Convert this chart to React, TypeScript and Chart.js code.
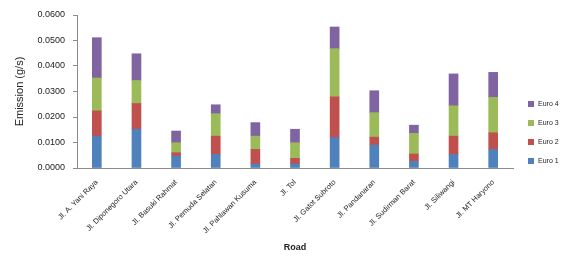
import React, { useEffect, useRef } from "react";
import { Chart, registerables } from "chart.js";

Chart.register(...registerables);

const categories = [
  "Jl. A. Yani Raya",
  "Jl. Diponegoro Utara",
  "Jl. Basuki Rahmat",
  "Jl. Pemuda Selatan",
  "Jl. Pahlawan Kusuma",
  "Jl. Tol",
  "Jl. Gatot Subroto",
  "Jl. Pandanaran",
  "Jl. Sudirman Barat",
  "Jl. Siliwangi",
  "Jl. MT Haryono",
];

const euro1 = [0.0125, 0.0152, 0.0046, 0.0053, 0.0015, 0.0016, 0.0119, 0.009, 0.0026, 0.0053, 0.0073];
const euro2 = [0.0099, 0.0101, 0.0014, 0.0072, 0.0058, 0.0022, 0.016, 0.0031, 0.0029, 0.0072, 0.0065];
const euro3 = [0.0129, 0.009, 0.0039, 0.0088, 0.0052, 0.0061, 0.0189, 0.0096, 0.0081, 0.0119, 0.0139];
const euro4 = [0.0158, 0.0105, 0.0046, 0.0035, 0.0053, 0.0053, 0.0085, 0.0086, 0.0032, 0.0125, 0.0098];

const seriesNames = ["Euro 1", "Euro 2", "Euro 3", "Euro 4"];
const seriesColors = ["#4F81BD", "#C0504D", "#9BBB59", "#8064A2"];

const yTicks = [0, 0.01, 0.02, 0.03, 0.04, 0.05, 0.06];

const FONT = "'Liberation Sans', Arial, sans-serif";

export default function App() {
  const ref = useRef<HTMLCanvasElement | null>(null);
  useEffect(() => {
    if (!ref.current) return;
    const values = [euro1, euro2, euro3, euro4];
    const chart = new Chart(ref.current, {
      type: "bar",
      data: {
        labels: categories,
        datasets: values.map((v, i) => ({
          label: seriesNames[i],
          data: v,
          backgroundColor: seriesColors[i],
          borderWidth: 0,
          barThickness: 9,
        })),
      },
      options: {
        animation: false,
        responsive: false,
        maintainAspectRatio: false,
        layout: { padding: { top: 15, right: 69, bottom: 0, left: 0 } },
        plugins: { legend: { display: false }, tooltip: { enabled: false } },
        scales: {
          x: {
            stacked: true,
            grid: { display: false },
            border: { display: true, color: "#8c8c8c", width: 1 },
            ticks: {
              autoSkip: false,
              maxRotation: 45,
              minRotation: 45,
              color: "#222",
              font: { family: FONT, size: 7.5 },
              padding: 2,
            },
            title: {
              display: true,
              text: "Road",
              color: "#222",
              font: { family: FONT, size: 9, weight: "bold" },
              padding: { top: 0, bottom: 4 },
            },
            afterFit: (s: any) => {
              s.height = 89;
            },
          },
          y: {
            stacked: true,
            min: 0,
            max: 0.06,
            afterBuildTicks: (s: any) => {
              s.ticks = yTicks.map((v) => ({ value: v }));
            },
            grid: {
              display: true,
              drawOnChartArea: false,
              drawTicks: true,
              tickLength: 4,
              color: "#8c8c8c",
            },
            border: { display: true, color: "#8c8c8c", width: 1 },
            ticks: {
              color: "#222",
              font: { family: FONT, size: 9 },
              padding: 8,
              callback: (v: any) => Number(v).toFixed(4),
            },
            title: {
              display: true,
              text: "Emission (g/s)",
              color: "#222",
              font: { family: FONT, size: 11 },
              padding: { top: 13, bottom: 4 },
            },
            afterFit: (s: any) => {
              s.width = 77;
            },
          },
        },
      },
    });
    return () => chart.destroy();
  }, []);

  const legendOrder = [3, 2, 1, 0];
  return (
    <div style={{ position: "fixed", left: 0, top: 0, width: 582, height: 257, background: "#fff" }}>
      <canvas ref={ref} width={582} height={257} style={{ display: "block" }} />
      <div
        style={{
          position: "absolute",
          left: 528,
          top: 94,
          fontFamily: FONT,
          fontSize: 7,
          color: "#222",
        }}
      >
        {legendOrder.map((i) => (
          <div key={i} style={{ display: "flex", alignItems: "center", height: 19 }}>
            <span
              style={{
                display: "inline-block",
                width: 6,
                height: 6,
                background: seriesColors[i],
                marginRight: 4,
              }}
            />
            <span>{seriesNames[i]}</span>
          </div>
        ))}
      </div>
    </div>
  );
}
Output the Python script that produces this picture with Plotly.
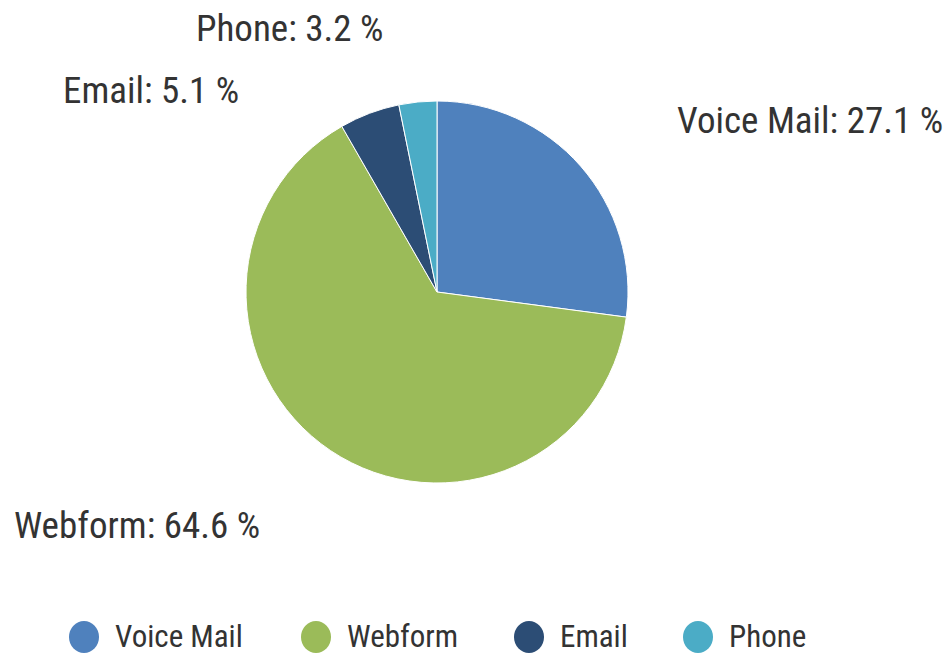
import plotly.graph_objects as go

W, H = 948, 654

channels = ["Voice Mail", "Webform", "Email", "Phone"]
shares = [27.1, 64.6, 5.1, 3.2]
colors = ["#4F81BD", "#9BBB59", "#2C4D75", "#4BACC6"]

FONT = "Roboto Condensed, Roboto, sans-serif"
TXT = "#333333"

fig = go.Figure()

# pie: center ~ (437, 292), radius ~191 px
cx, cy, r = 437, 292, 191
fig.add_trace(go.Pie(
    labels=channels,
    values=shares,
    sort=False,
    direction="clockwise",
    rotation=0,
    marker=dict(colors=colors, line=dict(color="white", width=1)),
    textinfo="none",
    hoverinfo="label+percent",
    showlegend=False,
    domain=dict(x=[(cx - r) / W, (cx + r) / W],
                y=[1 - (cy + r) / H, 1 - (cy - r) / H]),
))

# outside labels (text centres, px)
label_pos = {
    "Voice Mail": (810, 120),
    "Webform": (137, 525),
    "Email": (151, 90),
    "Phone": (290, 28),
}
for name, val in zip(channels, shares):
    x, y = label_pos[name]
    fig.add_annotation(
        x=x / W, y=1 - y / H, xref="paper", yref="paper",
        text=f"{name}: {val} %", showarrow=False,
        xanchor="center", yanchor="middle",
        font=dict(family=FONT, size=37, color=TXT),
    )

# legend with round markers
legend_x = [84, 316, 529, 698]
legend_y = 636
for name, col, lx in zip(channels, colors, legend_x):
    fig.add_shape(
        type="circle", xref="paper", yref="paper",
        x0=(lx - 15) / W, x1=(lx + 15) / W,
        y0=1 - (legend_y + 17) / H, y1=1 - (legend_y - 15) / H,
        fillcolor=col, line=dict(width=0),
    )
    fig.add_annotation(
        x=(lx + 29) / W, y=1 - legend_y / H, xref="paper", yref="paper",
        text=name, showarrow=False, xanchor="left", yanchor="middle",
        font=dict(family=FONT, size=31, color=TXT),
    )

fig.update_layout(
    width=W, height=H,
    margin=dict(l=0, r=0, t=0, b=0),
    paper_bgcolor="white",
    plot_bgcolor="white",
    showlegend=False,
)

fig.write_html("out.html", config={"displayModeBar": False},
               post_script="document.body.style.margin='0px';")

++++++++++

# INSTRUCTIONS FOR THE TASK
Pictures are to be left out; all else in the entries above is to be quoted exactly.

# WORKED SOLUTION
Convert this chart to React, TypeScript and Chart.js code.
import React, { useEffect, useRef } from "react";
import { Chart, registerables } from "chart.js";

Chart.register(...registerables);

const categories = [
  "Jl. A. Yani Raya",
  "Jl. Diponegoro Utara",
  "Jl. Basuki Rahmat",
  "Jl. Pemuda Selatan",
  "Jl. Pahlawan Kusuma",
  "Jl. Tol",
  "Jl. Gatot Subroto",
  "Jl. Pandanaran",
  "Jl. Sudirman Barat",
  "Jl. Siliwangi",
  "Jl. MT Haryono",
];

const euro1 = [0.0125, 0.0152, 0.0046, 0.0053, 0.0015, 0.0016, 0.0119, 0.009, 0.0026, 0.0053, 0.0073];
const euro2 = [0.0099, 0.0101, 0.0014, 0.0072, 0.0058, 0.0022, 0.016, 0.0031, 0.0029, 0.0072, 0.0065];
const euro3 = [0.0129, 0.009, 0.0039, 0.0088, 0.0052, 0.0061, 0.0189, 0.0096, 0.0081, 0.0119, 0.0139];
const euro4 = [0.0158, 0.0105, 0.0046, 0.0035, 0.0053, 0.0053, 0.0085, 0.0086, 0.0032, 0.0125, 0.0098];

const seriesNames = ["Euro 1", "Euro 2", "Euro 3", "Euro 4"];
const seriesColors = ["#4F81BD", "#C0504D", "#9BBB59", "#8064A2"];

const yTicks = [0, 0.01, 0.02, 0.03, 0.04, 0.05, 0.06];

const FONT = "'Liberation Sans', Arial, sans-serif";

export default function App() {
  const ref = useRef<HTMLCanvasElement | null>(null);
  useEffect(() => {
    if (!ref.current) return;
    const values = [euro1, euro2, euro3, euro4];
    const chart = new Chart(ref.current, {
      type: "bar",
      data: {
        labels: categories,
        datasets: values.map((v, i) => ({
          label: seriesNames[i],
          data: v,
          backgroundColor: seriesColors[i],
          borderWidth: 0,
          barThickness: 9,
        })),
      },
      options: {
        animation: false,
        responsive: false,
        maintainAspectRatio: false,
        layout: { padding: { top: 15, right: 69, bottom: 0, left: 0 } },
        plugins: { legend: { display: false }, tooltip: { enabled: false } },
        scales: {
          x: {
            stacked: true,
            grid: { display: false },
            border: { display: true, color: "#8c8c8c", width: 1 },
            ticks: {
              autoSkip: false,
              maxRotation: 45,
              minRotation: 45,
              color: "#222",
              font: { family: FONT, size: 7.5 },
              padding: 2,
            },
            title: {
              display: true,
              text: "Road",
              color: "#222",
              font: { family: FONT, size: 9, weight: "bold" },
              padding: { top: 0, bottom: 4 },
            },
            afterFit: (s: any) => {
              s.height = 89;
            },
          },
          y: {
            stacked: true,
            min: 0,
            max: 0.06,
            afterBuildTicks: (s: any) => {
              s.ticks = yTicks.map((v) => ({ value: v }));
            },
            grid: {
              display: true,
              drawOnChartArea: false,
              drawTicks: true,
              tickLength: 4,
              color: "#8c8c8c",
            },
            border: { display: true, color: "#8c8c8c", width: 1 },
            ticks: {
              color: "#222",
              font: { family: FONT, size: 9 },
              padding: 8,
              callback: (v: any) => Number(v).toFixed(4),
            },
            title: {
              display: true,
              text: "Emission (g/s)",
              color: "#222",
              font: { family: FONT, size: 11 },
              padding: { top: 13, bottom: 4 },
            },
            afterFit: (s: any) => {
              s.width = 77;
            },
          },
        },
      },
    });
    return () => chart.destroy();
  }, []);

  const legendOrder = [3, 2, 1, 0];
  return (
    <div style={{ position: "fixed", left: 0, top: 0, width: 582, height: 257, background: "#fff" }}>
      <canvas ref={ref} width={582} height={257} style={{ display: "block" }} />
      <div
        style={{
          position: "absolute",
          left: 528,
          top: 94,
          fontFamily: FONT,
          fontSize: 7,
          color: "#222",
        }}
      >
        {legendOrder.map((i) => (
          <div key={i} style={{ display: "flex", alignItems: "center", height: 19 }}>
            <span
              style={{
                display: "inline-block",
                width: 6,
                height: 6,
                background: seriesColors[i],
                marginRight: 4,
              }}
            />
            <span>{seriesNames[i]}</span>
          </div>
        ))}
      </div>
    </div>
  );
}
Output the Python script that produces this picture with Plotly.
import plotly.graph_objects as go

W, H = 948, 654

channels = ["Voice Mail", "Webform", "Email", "Phone"]
shares = [27.1, 64.6, 5.1, 3.2]
colors = ["#4F81BD", "#9BBB59", "#2C4D75", "#4BACC6"]

FONT = "Roboto Condensed, Roboto, sans-serif"
TXT = "#333333"

fig = go.Figure()

# pie: center ~ (437, 292), radius ~191 px
cx, cy, r = 437, 292, 191
fig.add_trace(go.Pie(
    labels=channels,
    values=shares,
    sort=False,
    direction="clockwise",
    rotation=0,
    marker=dict(colors=colors, line=dict(color="white", width=1)),
    textinfo="none",
    hoverinfo="label+percent",
    showlegend=False,
    domain=dict(x=[(cx - r) / W, (cx + r) / W],
                y=[1 - (cy + r) / H, 1 - (cy - r) / H]),
))

# outside labels (text centres, px)
label_pos = {
    "Voice Mail": (810, 120),
    "Webform": (137, 525),
    "Email": (151, 90),
    "Phone": (290, 28),
}
for name, val in zip(channels, shares):
    x, y = label_pos[name]
    fig.add_annotation(
        x=x / W, y=1 - y / H, xref="paper", yref="paper",
        text=f"{name}: {val} %", showarrow=False,
        xanchor="center", yanchor="middle",
        font=dict(family=FONT, size=37, color=TXT),
    )

# legend with round markers
legend_x = [84, 316, 529, 698]
legend_y = 636
for name, col, lx in zip(channels, colors, legend_x):
    fig.add_shape(
        type="circle", xref="paper", yref="paper",
        x0=(lx - 15) / W, x1=(lx + 15) / W,
        y0=1 - (legend_y + 17) / H, y1=1 - (legend_y - 15) / H,
        fillcolor=col, line=dict(width=0),
    )
    fig.add_annotation(
        x=(lx + 29) / W, y=1 - legend_y / H, xref="paper", yref="paper",
        text=name, showarrow=False, xanchor="left", yanchor="middle",
        font=dict(family=FONT, size=31, color=TXT),
    )

fig.update_layout(
    width=W, height=H,
    margin=dict(l=0, r=0, t=0, b=0),
    paper_bgcolor="white",
    plot_bgcolor="white",
    showlegend=False,
)

fig.write_html("out.html", config={"displayModeBar": False},
               post_script="document.body.style.margin='0px';")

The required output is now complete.